I had a similar custom loop setup to you OP.

- Trio X 4090 and 7950x on the same loop
- 1 x EK PE360 and 1 x EK XE360 Radiator with both in a Push configuration
- Had 6 x EK Vardar 120ER RGB Fans
- 2 x DDC Pumps in series as I had a lot of 90 degree fittings in my loop to manage, including a Distro Plate as well
- Flow Rate at 40% on both pumps was around 130L/HR when the PC was on idle. Would go up to 225L/HR during gaming sessions.

On idle and with fan speeds of around 500-600RPM, my Ambient Temps were around 23c and Water Temps were around 29-30c. At 800-900RPM, the delta would be around 4-5c.

With loads of around 550 - 600w (Combined CPU and GPU) during heavy gaming sessions, water temps would go up to around 42c and GPU would be around 60c with Fans around 1300RPM (60%).

I recently installed another 120mm Hardware Labs GTX 120 (54mm) Radiator in a push/pull at the rear of the case and it brings all the above temps down by around 2c during the same loads.

With thicker rads, ideally you want to setup a push/pull configuration if you can to help drive the heat out of the radiators. I would do it myself but I don't have the room in my case.

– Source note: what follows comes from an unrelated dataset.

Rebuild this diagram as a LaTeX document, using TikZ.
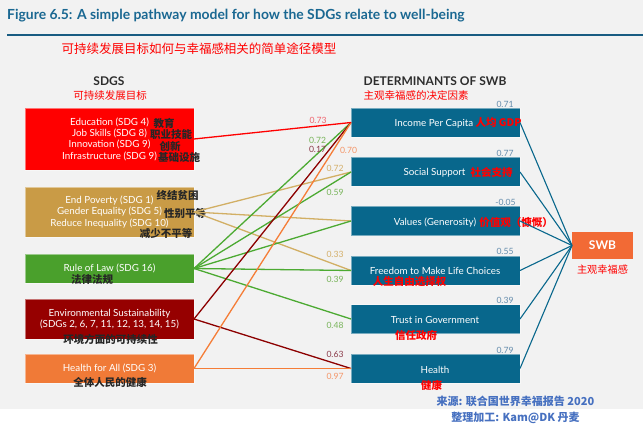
\documentclass[tikz,border=0pt]{standalone}
\usepackage{fontspec}
\setmainfont{Lato}
\newfontfamily\cjk{Noto Sans CJK SC}
\definecolor{bggray}{RGB}{242,242,242}
\definecolor{titleblue}{RGB}{26,104,146}
\definecolor{rulecol}{RGB}{24,92,130}
\definecolor{tealbox}{RGB}{8,103,140}
\definecolor{swborange}{RGB}{242,106,53}
\definecolor{sdgred}{RGB}{255,0,0}
\definecolor{sdgtan}{RGB}{201,155,70}
\definecolor{sdggreen}{RGB}{74,160,44}
\definecolor{sdgdark}{RGB}{150,0,0}
\definecolor{sdgorange}{RGB}{240,122,55}
\definecolor{lntan}{RGB}{210,175,100}
\definecolor{lngreen}{RGB}{76,170,50}
\definecolor{lndark}{RGB}{140,0,0}
\definecolor{lnorange}{RGB}{245,125,55}
\definecolor{cfred}{RGB}{240,100,110}
\definecolor{cfgreen}{RGB}{120,180,90}
\definecolor{cfdark}{RGB}{140,60,75}
\definecolor{cforange}{RGB}{244,150,105}
\definecolor{cftan}{RGB}{212,175,105}
\definecolor{cfblue}{RGB}{100,140,172}
\definecolor{srcblue}{RGB}{70,112,192}
\definecolor{hdgray}{RGB}{45,45,45}
\tikzset{
  lbox/.style={rectangle, minimum width=169pt, inner sep=0pt, outer sep=0pt, text=white, align=center,
    draw=white, draw opacity=0.45, line width=0.6pt,
    font=\fontsize{9.8}{11.3}\selectfont},
  rbox/.style={rectangle, fill=tealbox, minimum width=169pt, minimum height=29pt, inner sep=0pt, outer sep=0pt,
    text=white, font=\fontsize{9.8}{11}\selectfont},
  rframe/.style={draw=white, draw opacity=0.45, line width=0.6pt},
  cjkblk/.style={inner sep=0pt, text=black!85, font=\cjk\bfseries\fontsize{10.5}{11}\selectfont},
  cjkred/.style={inner sep=0pt, text=red, font=\cjk\bfseries\fontsize{10.5}{11}\selectfont},
  head/.style={inner sep=0pt, text=hdgray, font=\bfseries\fontsize{12}{13}\selectfont},
  coef/.style={inner sep=0pt, font=\fontsize{8.6}{9}\selectfont},
  link/.style={line width=1.3pt},
  swblink/.style={draw=tealbox, line width=1.1pt},
}
\begin{document}
\begin{tikzpicture}[x=1pt,y=-1pt]
\useasboundingbox (0,0) rectangle (643,433);
\fill[bggray] (0,0) rectangle (643,409);

% title
\node[anchor=west, inner sep=0pt, text=titleblue, font=\bfseries\fontsize{13.9}{15}\selectfont] (title) at (7,16)
  {Figure 6.5: A simple pathway model for how the SDGs relate to well-being};
\coordinate (rl) at (7,35);
\coordinate (rr) at (643,35);
\draw[rulecol, line width=1.5pt] (rl) -- (rr);
\node[inner sep=0pt, text=red, font=\cjk\fontsize{12.5}{13}\selectfont] (sub) at (199,48.5)
  {可持续发展目标如何与幸福感相关的简单途径模型};

% headers
\node[head] (hsdg) at (109,81) {SDGS};
\node[cjkred, font=\cjk\fontsize{10.5}{11}\selectfont] (hsdgc) at (110,95.5) {可持续发展目标};
\node[head] (hdet) at (435,81) {DETERMINANTS OF SWB};
\node[cjkred, font=\cjk\fontsize{10.5}{11}\selectfont] (hdetc) at (416,95.5) {主观幸福感的决定因素};

% left boxes
\node[lbox, fill=sdgred, minimum height=62pt] (b1) at (109.5,139)
  {Education (SDG 4)\\Job Skills (SDG 8)\\Innovation (SDG 9)\\Infrastructure (SDG 9)};
\node[lbox, fill=sdgtan, minimum height=50pt] (b2) at (109.5,212)
  {End Poverty (SDG 1)\\Gender Equality (SDG 5)\\Reduce Inequality (SDG 10)};
\node[lbox, fill=sdggreen, minimum height=29pt] (b3) at (109.5,268.5)
  {Rule of Law (SDG 16)};
\node[lbox, fill=sdgdark, minimum height=40pt] (b4) at (109.5,319)
  {Environmental Sustainability\\(SDGs 2, 6, 7, 11, 12, 13, 14, 15)};
\node[lbox, fill=sdgorange, minimum height=29pt] (b5) at (109.5,368.5)
  {Health for All (SDG 3)};

% left chinese labels
\node[cjkblk] (c1a) at (164,123) {教育};
\node[cjkblk] (c1b) at (171,134) {职业技能};
\node[cjkblk] (c1c) at (170,146) {创新};
\node[cjkblk] (c1d) at (179,157) {基础设施};
\node[cjkblk] (c2a) at (177.5,196) {终结贫困};
\node[cjkblk] (c2b) at (185,213) {性别平等};
\node[cjkblk] (c2c) at (166,233) {减少不平等};
\node[cjkblk] (c3) at (92,280) {法律法规};
\node[cjkblk] (c4) at (110.5,339) {环境方面的可持续性};
\node[cjkblk] (c5) at (110,382) {全体人民的健康};

% right boxes
\node[rbox, rframe] (inc) at (435.5,122.5) {};
\node[rbox, rframe] (soc) at (435.5,172) {};
\node[rbox, rframe] (val) at (435.5,221) {};
\node[rbox, rframe] (fre) at (435.5,270.5) {};
\node[rbox, rframe] (tru) at (435.5,319) {};
\node[rbox, rframe] (hea) at (435.5,368.5) {};
\node[rbox, fill=none, minimum width=0pt, minimum height=0pt] (tinc) at (434,123.3) {Income Per Capita};
\node[rbox, fill=none, minimum width=0pt, minimum height=0pt] (tsoc) at (434.5,172.7) {Social Support};
\node[rbox, fill=none, minimum width=0pt, minimum height=0pt] (tval) at (435,222.3) {Values (Generosity)};
\node[rbox, fill=none, minimum width=0pt, minimum height=0pt] (tfre) at (435,270.7) {Freedom to Make Life Choices};
\node[rbox, fill=none, minimum width=0pt, minimum height=0pt] (ttru) at (435,320) {Trust in Government};
\node[rbox, fill=none, minimum width=0pt, minimum height=0pt] (thea) at (435,370) {Health};

% right chinese labels
\node[cjkred] (rinc) at (498.5,123) {人均 GDP};
\node[cjkred] (rsoc) at (491.5,172.5) {社会支持};
\node[cjkred] (rval) at (516,222.3) {价值观（慷慨）};
\node[cjkred] (rfre) at (409.5,281.7) {人生自由选择权};
\node[cjkred] (rtru) at (416,335.7) {信任政府};
\node[cjkred] (rhea) at (431.5,385) {健康};

% SWB
\node[rectangle, fill=swborange, minimum width=61pt, minimum height=27pt, inner sep=0pt, outer sep=0pt,
  text=white, font=\bfseries\fontsize{12}{13}\selectfont] (swb) at (602.5,245.5) {SWB};
\node[cjkred, font=\cjk\fontsize{10.2}{11}\selectfont] (swbc) at (602.5,270) {主观幸福感};

% links SDG -> determinants
\draw[link, draw=lntan] (b2.east) -- (soc.west);
\draw[link, draw=lntan] (b2.east) -- (val.west);
\draw[link, draw=lntan] (b2.east) -- (fre.west);
\draw[link, draw=lngreen] (b3.east) -- (inc.west);
\draw[link, draw=lngreen] (b3.east) -- (soc.west);
\draw[link, draw=lngreen] (b3.east) -- (val.west);
\draw[link, draw=lngreen] (b3.east) -- (fre.west);
\draw[link, draw=lngreen] (b3.east) -- (tru.west);
\draw[link, draw=lndark] (b4.east) -- (inc.west);
\draw[link, draw=lndark] (b4.east) -- (hea.west);
\draw[link, draw=lnorange] (b5.east) -- (inc.west);
\draw[link, draw=lnorange] (b5.east) -- (hea.west);
\draw[link, draw=sdgred] (b1.east) -- (inc.west);

% coefficient labels
\node[coef, text=cfred] (k1) at (318,120) {0.73};
\node[coef, text=cfgreen] (k2) at (317.7,140.7) {0.72};
\node[coef, text=cfdark] (k3) at (317.5,149.3) {0.17};
\node[coef, text=cforange] (k4) at (348.5,150) {0.70};
\node[coef, text=cftan] (k5) at (335,168.3) {0.72};
\node[coef, text=cfgreen] (k6) at (335,192.3) {0.59};
\node[coef, text=cftan] (k7) at (335,254) {0.33};
\node[coef, text=cfgreen] (k8) at (335,279.3) {0.39};
\node[coef, text=cfgreen] (k9) at (335,325) {0.48};
\node[coef, text=cfdark] (k10) at (335,354.3) {0.63};
\node[coef, text=cforange] (k11) at (335,376.7) {0.97};

% links determinants -> SWB
\draw[swblink] (inc.east) -- (swb.west);
\draw[swblink] (soc.east) -- (swb.west);
\draw[swblink] (val.east) -- (swb.west);
\draw[swblink] (fre.east) -- (swb.west);
\draw[swblink] (tru.east) -- (swb.west);
\draw[swblink] (hea.east) -- (swb.west);

% determinant coefficients
\node[coef, text=cfblue] (d1) at (505,104.3) {0.71};
\node[coef, text=cfblue] (d2) at (505,153.3) {0.77};
\node[coef, text=cfblue] (d3) at (505.5,202.7) {-0.05};
\node[coef, text=cfblue] (d4) at (505,251.7) {0.55};
\node[coef, text=cfblue] (d5) at (505,300) {0.39};
\node[coef, text=cfblue] (d6) at (505,350) {0.79};

% source
\node[inner sep=0pt, text=srcblue, font=\cjk\bfseries\fontsize{11}{12}\selectfont] (src1) at (515.5,401) {来源: 联合国世界幸福报告 2020};
\node[inner sep=0pt, text=srcblue, font=\cjk\bfseries\fontsize{11}{12}\selectfont] (src2) at (515.5,418.3) {整理加工: Kam@DK 丹麦};
\end{tikzpicture}
\end{document}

I now run my 4090 with an Undervolt of 0.945mv @ 2730Mhz with a +1500Mhz OC on the Memory, so my GPU and CPU rarely draws more than 420w total during gaming. That keeps the GPU at 46-47c and the Water at 33-34c.

From experience, I've found that EK GPU blocks can give you a water-GPU delta of around 15-20c. I've now bought blocks for a 6800XT, 3080Ti and 4090 and used the same setup as above and all fell within that delta range at really high loads (450-600w). However, if your GPU is jumping straight from idle temps to 60c immediately once you start a benchmark, that usually indicates a contact issue as the heat isn't efficiently being transferred out of the block.

Otherwise, I don't think you're doing much wrong in terms of optimising what you have for efficiency, you may just need more radiators and more fans to help keep your water temps down.
That's an interesting comparison thanks.

The 4090 really generates a lot of heat towards maximum wattage.

That's a good temp you have now and will never tell the difference.

I have just overclocked the GPU as far as it can go and limited the power to 80%. I had an undervolt on my 3090 but haven't bothered to do that this time.